[start]

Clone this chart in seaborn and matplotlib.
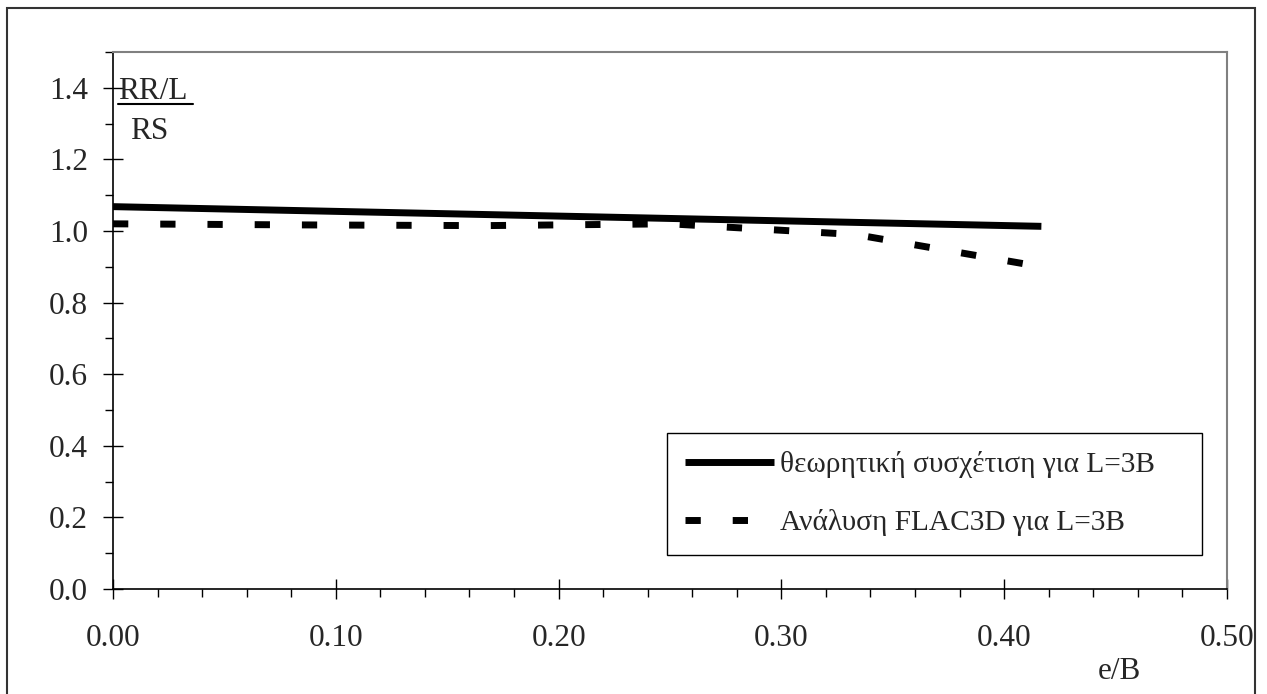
import numpy as np
import pandas as pd
import matplotlib
matplotlib.use("Agg")
import matplotlib.pyplot as plt
from matplotlib.patches import Rectangle
from matplotlib.ticker import MultipleLocator, FormatStrFormatter
import seaborn as sns

# e/B eccentricity ratios and strength ratios
e_over_b = [0.0, 0.0833, 0.1667, 0.25, 0.3333, 0.4167]
theory_l3b = [1.068, 1.057, 1.046, 1.035, 1.024, 1.013]
flac3d_l3b = [1.020, 1.017, 1.015, 1.020, 0.990, 0.900]

series_labels = ["θεωρητική συσχέτιση για L=3B", "Ανάλυση FLAC3D για L=3B"]
x_label = "e/B"
ratio_top = "RR/L"
ratio_bottom = "RS"

sns.set_style("ticks")
plt.rcParams["font.family"] = ["Liberation Serif", "DejaVu Serif"]

df = pd.DataFrame({
    "e/B": e_over_b * 2,
    "ratio": theory_l3b + flac3d_l3b,
    "series": [series_labels[0]] * len(e_over_b) + [series_labels[1]] * len(e_over_b),
})

fig = plt.figure(figsize=(12.67, 6.94), dpi=100)
ax = fig.add_axes([0.0892, 0.1513, 0.8792, 0.7738])

sns.lineplot(data=df[df["series"] == series_labels[0]], x="e/B", y="ratio",
             color="black", linewidth=5, ax=ax, label=series_labels[0],
             solid_capstyle="butt")
sns.lineplot(data=df[df["series"] == series_labels[1]], x="e/B", y="ratio",
             color="black", linewidth=5, ax=ax, label=series_labels[1],
             dash_capstyle="butt")
ax.lines[1].set_dashes((2.2, 4.6))

ax.set_xlim(0, 0.5)
ax.set_ylim(0, 1.5)
ax.xaxis.set_major_locator(MultipleLocator(0.1))
ax.xaxis.set_minor_locator(MultipleLocator(0.02))
ax.yaxis.set_minor_locator(MultipleLocator(0.1))
ax.xaxis.set_major_formatter(FormatStrFormatter("%.2f"))
ax.yaxis.set_major_formatter(FormatStrFormatter("%.1f"))
ax.set_yticks([0, 0.2, 0.4, 0.6, 0.8, 1.0, 1.2, 1.4])

ax.tick_params(axis="both", which="major", direction="inout", length=14,
               width=1, color="black", labelsize=22.5)
ax.tick_params(axis="both", which="minor", direction="out", length=6,
               width=1, color="black")
ax.tick_params(axis="x", which="major", pad=18)
ax.tick_params(axis="y", which="major", pad=11)

for side in ("left", "bottom"):
    ax.spines[side].set_color("black")
    ax.spines[side].set_linewidth(1.2)
for side in ("top", "right"):
    ax.spines[side].set_visible(True)
    ax.spines[side].set_color("#808080")
    ax.spines[side].set_linewidth(1.5)

ax.set_xlabel("")
ax.set_ylabel("")
ax.text(0.903, -0.168, x_label, transform=ax.transAxes, fontsize=22.5,
        ha="center", va="baseline")

# stacked ratio label at the top of the y axis
ax.text(0.0045, 0.912, ratio_top, transform=ax.transAxes, fontsize=22.5,
        ha="left", va="baseline")
ax.plot([0.0045, 0.0718], [0.903, 0.903], transform=ax.transAxes,
        color="black", linewidth=1.5, clip_on=False)
ax.text(0.0153, 0.838, ratio_bottom, transform=ax.transAxes, fontsize=22.5,
        ha="left", va="baseline")

leg = ax.legend(loc="lower left", bbox_to_anchor=(0.497, 0.063, 0.481, 0.224),
                mode="expand", fontsize=21.2, frameon=True, fancybox=False,
                framealpha=1, edgecolor="black", handlelength=3.0,
                handletextpad=0.2, labelspacing=1.05, borderpad=0.64,
                borderaxespad=0)
leg.get_frame().set_linewidth(1.0)

# figure border
fig.patches.append(Rectangle((0.0059, -0.02), 0.9846, 1.0085,
                             transform=fig.transFigure, fill=False,
                             edgecolor="#333333", linewidth=1.5))

fig.savefig("out.png", dpi=100)
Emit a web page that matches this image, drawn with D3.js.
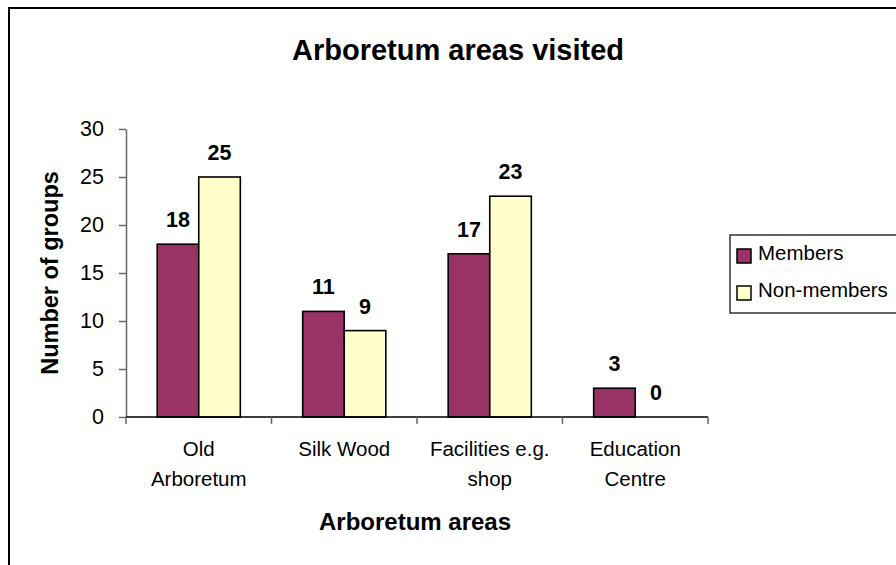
<!DOCTYPE html>
<html>
<head>
<meta charset="utf-8">
<script src="https://cdn.jsdelivr.net/npm/d3@7"></script>
<style>
  body { margin: 0; background: #fff; }
  svg { display: block; font-family: "Liberation Sans", Arial, sans-serif; }
</style>
</head>
<body>
<svg id="chart" width="896" height="565"></svg>
<script>
// data
const categories = ["Old\nArboretum", "Silk Wood", "Facilities e.g.\nshop", "Education\nCentre"];
const seriesNames = ["Members", "Non-members"];
const members = [18, 11, 17, 3];
const nonMembers = [25, 9, 23, 0];
const yTicks = [0, 5, 10, 15, 20, 25, 30];

const colors = { "Members": "#993366", "Non-members": "#FFFFCC" };
const values = { "Members": members, "Non-members": nonMembers };

const svg = d3.select("#chart");

// outer chart border (runs past the right and bottom edges)
svg.append("rect")
  .attr("x", 9).attr("y", 8)
  .attr("width", 920).attr("height", 620)
  .attr("fill", "#fff")
  .attr("stroke", "#000")
  .attr("stroke-width", 2);

const plot = { left: 126, right: 708, top: 129, bottom: 417 };

const x0 = d3.scaleBand()
  .domain(categories)
  .range([plot.left, plot.right]);

const x1 = d3.scaleBand()
  .domain(seriesNames)
  .range([0, x0.bandwidth()])
  .paddingInner(0)
  .paddingOuter(0.75);

const y = d3.scaleLinear()
  .domain([0, 30])
  .range([plot.bottom, plot.top]);

// title
svg.append("text")
  .attr("x", 458).attr("y", 60)
  .attr("text-anchor", "middle")
  .attr("font-size", 29)
  .attr("font-weight", "bold")
  .text("Arboretum areas visited");

// y axis
const yAxis = d3.axisLeft(y)
  .tickValues(yTicks)
  .tickSize(7)
  .tickSizeOuter(0)
  .tickPadding(15);

const yAxisGroup = svg.append("g")
  .attr("transform", `translate(${plot.left},0)`)
  .call(yAxis);
yAxisGroup.select(".domain").attr("stroke", "#666").attr("stroke-width", 1.5);
yAxisGroup.selectAll(".tick line").attr("stroke", "#666").attr("stroke-width", 1.5);
yAxisGroup.selectAll("text")
  .attr("font-size", 21.5)
  .attr("fill", "#000")
  .attr("font-family", "'Liberation Sans', Arial, sans-serif");

// y axis title
svg.append("text")
  .attr("transform", `translate(58,${(plot.top + plot.bottom) / 2}) rotate(-90)`)
  .attr("text-anchor", "middle")
  .attr("font-size", 23.5)
  .attr("font-weight", "bold")
  .text("Number of groups");

// bars
const groups = svg.append("g")
  .selectAll("g")
  .data(categories)
  .enter()
  .append("g")
  .attr("transform", d => `translate(${x0(d)},0)`);

groups.selectAll("rect")
  .data((d, i) => seriesNames.map(s => ({ key: s, value: values[s][i] })))
  .enter()
  .append("rect")
  .attr("x", d => x1(d.key))
  .attr("y", d => y(d.value))
  .attr("width", x1.bandwidth())
  .attr("height", d => y(0) - y(d.value))
  .attr("fill", d => colors[d.key])
  .attr("stroke", "#000")
  .attr("stroke-width", d => d.value > 0 ? 1.6 : 0);

// data labels
groups.selectAll("text.value")
  .data((d, i) => seriesNames.map(s => ({ key: s, value: values[s][i] })))
  .enter()
  .append("text")
  .attr("class", "value")
  .attr("x", d => x1(d.key) + x1.bandwidth() / 2)
  .attr("y", d => y(d.value) - 17)
  .attr("text-anchor", "middle")
  .attr("font-size", 21.5)
  .attr("font-weight", "bold")
  .text(d => d.value);

// x axis line and ticks at band edges
svg.append("line")
  .attr("x1", plot.left).attr("x2", plot.right)
  .attr("y1", plot.bottom).attr("y2", plot.bottom)
  .attr("stroke", "#000")
  .attr("stroke-width", 1.5);

const edges = categories.map(c => x0(c)).concat([plot.right]);
svg.append("g")
  .selectAll("line")
  .data(edges)
  .enter()
  .append("line")
  .attr("x1", d => d).attr("x2", d => d)
  .attr("y1", plot.bottom).attr("y2", plot.bottom + 7)
  .attr("stroke", "#666")
  .attr("stroke-width", 1.5);

// category labels (two lines where Excel wrapped them)
const catLabels = svg.append("g")
  .selectAll("text")
  .data(categories)
  .enter()
  .append("text")
  .attr("text-anchor", "middle")
  .attr("font-size", 20.5)
  .attr("x", d => x0(d) + x0.bandwidth() / 2);

catLabels.selectAll("tspan")
  .data(d => d.split("\n").map(line => ({ line, x: x0(d) + x0.bandwidth() / 2 })))
  .enter()
  .append("tspan")
  .attr("x", d => d.x)
  .attr("y", (d, i) => 455.5 + i * 30)
  .text(d => d.line);

// x axis title
svg.append("text")
  .attr("x", 415).attr("y", 530)
  .attr("text-anchor", "middle")
  .attr("font-size", 24)
  .attr("font-weight", "bold")
  .text("Arboretum areas");

// legend
const legend = svg.append("g").attr("transform", "translate(730,235)");
legend.append("rect")
  .attr("width", 180).attr("height", 78)
  .attr("fill", "#fff")
  .attr("stroke", "#000")
  .attr("stroke-width", 1.2);

const items = legend.selectAll("g")
  .data(seriesNames)
  .enter()
  .append("g")
  .attr("transform", (d, i) => `translate(7,${14 + i * 37})`);

items.append("rect")
  .attr("width", 14).attr("height", 14)
  .attr("fill", d => colors[d])
  .attr("stroke", "#000")
  .attr("stroke-width", 1.5);

items.append("text")
  .attr("x", 21).attr("y", 11)
  .attr("font-size", 20.5)
  .text(d => d);
</script>
</body>
</html>
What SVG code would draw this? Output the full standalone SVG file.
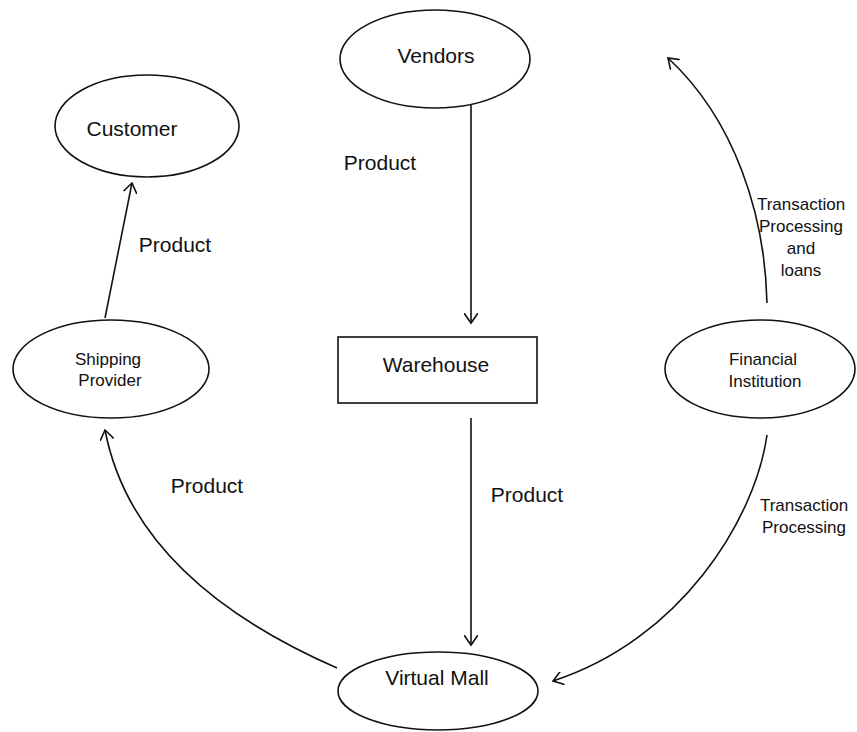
<svg xmlns="http://www.w3.org/2000/svg" width="857" height="732" viewBox="0 0 857 732">
  <style>
    .shape { fill: #ffffff; stroke: #111111; stroke-width: 1.6; }
    .edge { fill: none; stroke: #111111; stroke-width: 1.6; }
    .lbl { font-family: "Liberation Sans", Arial, sans-serif; font-size: 21px; fill: #111111; text-anchor: middle; }
    .sm { font-family: "Liberation Sans", Arial, sans-serif; font-size: 17px; fill: #111111; text-anchor: middle; }
  </style>
  <defs>
    <marker id="arrow" markerUnits="userSpaceOnUse" markerWidth="12" markerHeight="14" refX="10" refY="7" orient="auto">
      <path d="M0,0 L10,7 L0,14" fill="none" stroke="#111111" stroke-width="1.6"/>
    </marker>
  </defs>
  <rect width="857" height="732" fill="#ffffff"/>

  <g id="connectors">
    <path class="edge" d="M471,105 L471,323" marker-end="url(#arrow)"/>
    <path class="edge" d="M471,418 L471,645" marker-end="url(#arrow)"/>
    <path class="edge" d="M105,318 L132,183" marker-end="url(#arrow)"/>
    <path class="edge" d="M337,668 C250,630 130,560 105,430" marker-end="url(#arrow)"/>
    <path class="edge" d="M767,303 C765,215 735,120 668,58" marker-end="url(#arrow)"/>
    <path class="edge" d="M767,435 C755,520 680,640 553,681" marker-end="url(#arrow)"/>
    <text class="lbl" x="380" y="170">Product</text>
    <text class="lbl" x="175" y="252">Product</text>
    <text class="lbl" x="207" y="493">Product</text>
    <text class="lbl" x="527" y="502">Product</text>
    <text class="sm" x="801" y="210">Transaction</text>
    <text class="sm" x="801" y="232">Processing</text>
    <text class="sm" x="801" y="254">and</text>
    <text class="sm" x="801" y="276">loans</text>
    <text class="sm" x="804" y="511">Transaction</text>
    <text class="sm" x="804" y="533">Processing</text>
  </g>

  <g id="vendors">
    <ellipse class="shape" cx="435" cy="59" rx="95" ry="49"/>
    <text class="lbl" x="436" y="63">Vendors</text>
  </g>
  <g id="customer">
    <ellipse class="shape" cx="147" cy="126" rx="92" ry="51"/>
    <text class="lbl" x="132" y="136">Customer</text>
  </g>
  <g id="shipping-provider">
    <ellipse class="shape" cx="111" cy="369" rx="98" ry="49"/>
    <text class="sm" x="108" y="365">Shipping</text>
    <text class="sm" x="110" y="386">Provider</text>
  </g>
  <g id="warehouse">
    <rect class="shape" x="338" y="337" width="199" height="66"/>
    <text class="lbl" x="436" y="372">Warehouse</text>
  </g>
  <g id="financial-institution">
    <ellipse class="shape" cx="760" cy="369" rx="95" ry="49"/>
    <text class="sm" x="763" y="365">Financial</text>
    <text class="sm" x="765" y="387">Institution</text>
  </g>
  <g id="virtual-mall">
    <ellipse class="shape" cx="438" cy="691" rx="100" ry="39"/>
    <text class="lbl" x="437" y="685">Virtual Mall</text>
  </g>
</svg>
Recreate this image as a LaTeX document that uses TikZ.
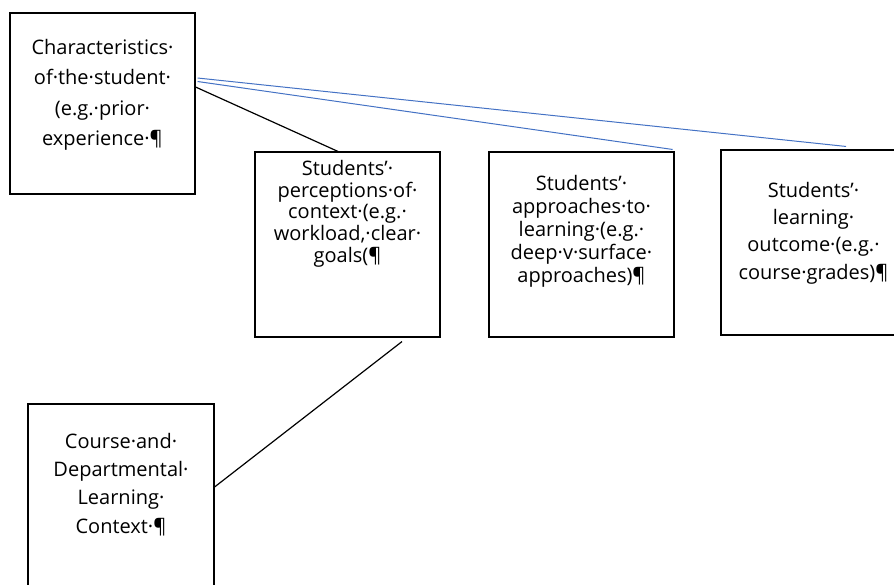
\documentclass[tikz,border=0pt]{standalone}
\usepackage{fontspec}
\setmainfont{Open Sans}
\usetikzlibrary{calc,positioning}
\definecolor{wordblue}{RGB}{68,114,196}
\tikzset{
  boxnode/.style={draw,line width=1.1pt,minimum width=185pt,minimum height=185pt,inner sep=0pt},
  boxtext/.style={align=center,inner sep=0pt},
  link/.style={line width=1.2pt},
  bluelink/.style={wordblue,line width=1pt},
}
\begin{document}
\begin{tikzpicture}[x=1pt,y=-1pt]
\useasboundingbox (0,0) rectangle (894,584);
% boxes
\node[boxnode,minimum height=181pt] (chars) at (102.5,103.5) {};
\node[boxnode] (percept) at (347.5,244.5) {};
\node[boxnode] (approach) at (581.5,244.5) {};
\node[boxnode] (outcome) at (813.5,242.5) {};
\node[boxnode,minimum width=186pt] (course) at (121,496.5) {};
% texts
\node[boxtext,below=26.5pt of chars.north,font=\fontsize{20}{30.5}\selectfont] (charstxt)
  {Characteristics·\\of·the·student·\\(e.g.·prior·\\experience·¶};
\node[boxtext,below=8.5pt of percept.north,font=\fontsize{20}{21.7}\selectfont] (percepttxt)
  {Students’·\\perceptions·of·\\context·(e.g.·\\workload,·clear·\\goals(¶};
\node[boxtext,below=23.5pt of approach.north,font=\fontsize{20}{23}\selectfont] (approachtxt)
  {Students’·\\approaches·to·\\learning·(e.g.·\\deep·v·surface·\\approaches)¶};
\node[boxtext,below=32.5pt of outcome.north,font=\fontsize{20}{27.3}\selectfont] (outcometxt)
  {Students’·\\learning·\\outcome·(e.g.·\\course·grades)¶};
\node[boxtext,below=29.5pt of course.north,font=\fontsize{20}{28.3}\selectfont] (coursetxt)
  {Course·and·\\Departmental·\\Learning·\\Context·¶};
% links
\draw[link] ($(chars.east)+(0,-16.5)$) -- ($(percept.north)+(-9.5,0)$);
\draw[bluelink] ($(chars.east)+(2,-22)$) -- ($(approach.north east)+(-2,-2)$);
\draw[bluelink] ($(chars.east)+(2,-25.5)$) -- ($(outcome.north)+(32.5,-3)$);
\draw[link] ($(percept.south)+(54.5,4)$) -- ($(course.east)+(0,-9.5)$);
\end{tikzpicture}
\end{document}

[end]

* Problem to solve: Quote exactly the lines from the one that contains "Recreate this image" through the end of the listing above, both ends included, leaving out the pictures.

* Result:
Recreate this image as a LaTeX document that uses TikZ.
\documentclass[tikz,border=0pt]{standalone}
\usepackage{fontspec}
\setmainfont{Open Sans}
\usetikzlibrary{calc,positioning}
\definecolor{wordblue}{RGB}{68,114,196}
\tikzset{
  boxnode/.style={draw,line width=1.1pt,minimum width=185pt,minimum height=185pt,inner sep=0pt},
  boxtext/.style={align=center,inner sep=0pt},
  link/.style={line width=1.2pt},
  bluelink/.style={wordblue,line width=1pt},
}
\begin{document}
\begin{tikzpicture}[x=1pt,y=-1pt]
\useasboundingbox (0,0) rectangle (894,584);
% boxes
\node[boxnode,minimum height=181pt] (chars) at (102.5,103.5) {};
\node[boxnode] (percept) at (347.5,244.5) {};
\node[boxnode] (approach) at (581.5,244.5) {};
\node[boxnode] (outcome) at (813.5,242.5) {};
\node[boxnode,minimum width=186pt] (course) at (121,496.5) {};
% texts
\node[boxtext,below=26.5pt of chars.north,font=\fontsize{20}{30.5}\selectfont] (charstxt)
  {Characteristics·\\of·the·student·\\(e.g.·prior·\\experience·¶};
\node[boxtext,below=8.5pt of percept.north,font=\fontsize{20}{21.7}\selectfont] (percepttxt)
  {Students’·\\perceptions·of·\\context·(e.g.·\\workload,·clear·\\goals(¶};
\node[boxtext,below=23.5pt of approach.north,font=\fontsize{20}{23}\selectfont] (approachtxt)
  {Students’·\\approaches·to·\\learning·(e.g.·\\deep·v·surface·\\approaches)¶};
\node[boxtext,below=32.5pt of outcome.north,font=\fontsize{20}{27.3}\selectfont] (outcometxt)
  {Students’·\\learning·\\outcome·(e.g.·\\course·grades)¶};
\node[boxtext,below=29.5pt of course.north,font=\fontsize{20}{28.3}\selectfont] (coursetxt)
  {Course·and·\\Departmental·\\Learning·\\Context·¶};
% links
\draw[link] ($(chars.east)+(0,-16.5)$) -- ($(percept.north)+(-9.5,0)$);
\draw[bluelink] ($(chars.east)+(2,-22)$) -- ($(approach.north east)+(-2,-2)$);
\draw[bluelink] ($(chars.east)+(2,-25.5)$) -- ($(outcome.north)+(32.5,-3)$);
\draw[link] ($(percept.south)+(54.5,4)$) -- ($(course.east)+(0,-9.5)$);
\end{tikzpicture}
\end{document}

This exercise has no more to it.